The book was enormously popular, and catapulted Covey into lucrative public-speaking appearances and workshops. He has also written a number of sequels and spinoffs, such Power of the Seven Habits; Seven Habits of Highly Effective Families; and Beyond the Seven Habits.

The seven habits are:

  1. Be Proactive, or do everything in your power in each situation so that things will come out well.
  2. Begin with the End in Mind, or use your creativity to imagine how things could and should be. Think about values, end goals, and be proactive instead of being caught in the instant and only reacting to events. The first step is to write a "personal mission statement" that describes your values, your principles, what is important to you above all. It is for you what the constitution is for a country. It defines the mission you want to accomplish during your life. Visualization is a device to begin with the end in mind. It is commonly used by top-performing athletes and business people. Organizational mission statements are like personal mission statements, but at an organization of company level: it defines what the organization stands for, what its values are.
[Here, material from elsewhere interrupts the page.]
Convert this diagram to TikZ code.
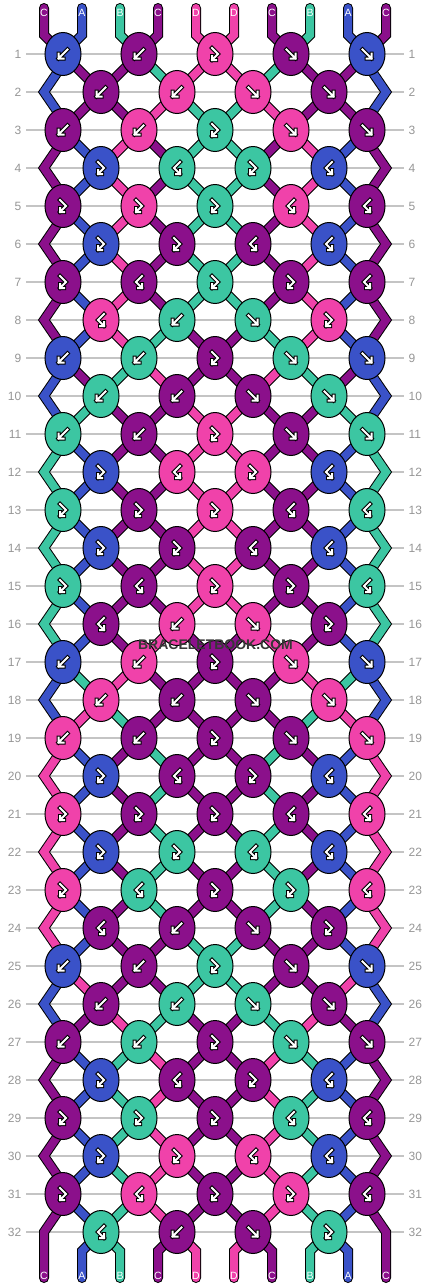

For instance for IBM, those values are: "the dignity of individual, excellence, and service." Organizational mission statements can only be effective if by all the people in the organization, instead of just a few high ranking executives.
  3. Put First Things First, or prioritize the things in your life, setting aside time first for the most important things, or those things that relate to long-term growth and success, and let the more pressing, immediate, but less important things get what's left.
    This habit is about personal management, often expressed in schedules and prioritized task lists. But in the long run, plans and schedules will only be followed if they were established based on values and principles; thus the capital importance of habit 1 and 2 to support habit 3.
    Delegation is an important part of time management. Instead of focusing on how to perform the task, successful delegation works by concentrating on what the results should be, what the implication of getting the result or not getting it will be, and how the work will be judged.
  4. Think Win-Win, as opposed to win-lose, looking for creative solutions that get to the roots of problems.
  5. Seek First to Understand, Then to be Understood, or listening to those around you before you try to teach them, as a person won't listen to you if he thinks that you don't understand him and/or don't care about him.
  6. Synergize, a word that Covey uses to mean work together in new, unexpected ways.
  7. Sharpen the saw, or do things for personal growth, self renewal, and continually improving in the areas outlined by the other six habits.

The first three habits are designed to take a person from dependence to independence, or the ability of a person do do things for himself. Mastering the second three relate to interdependence, or the ability of a person to align his own needs and desires to those around him. The last habit encompasses all of the others.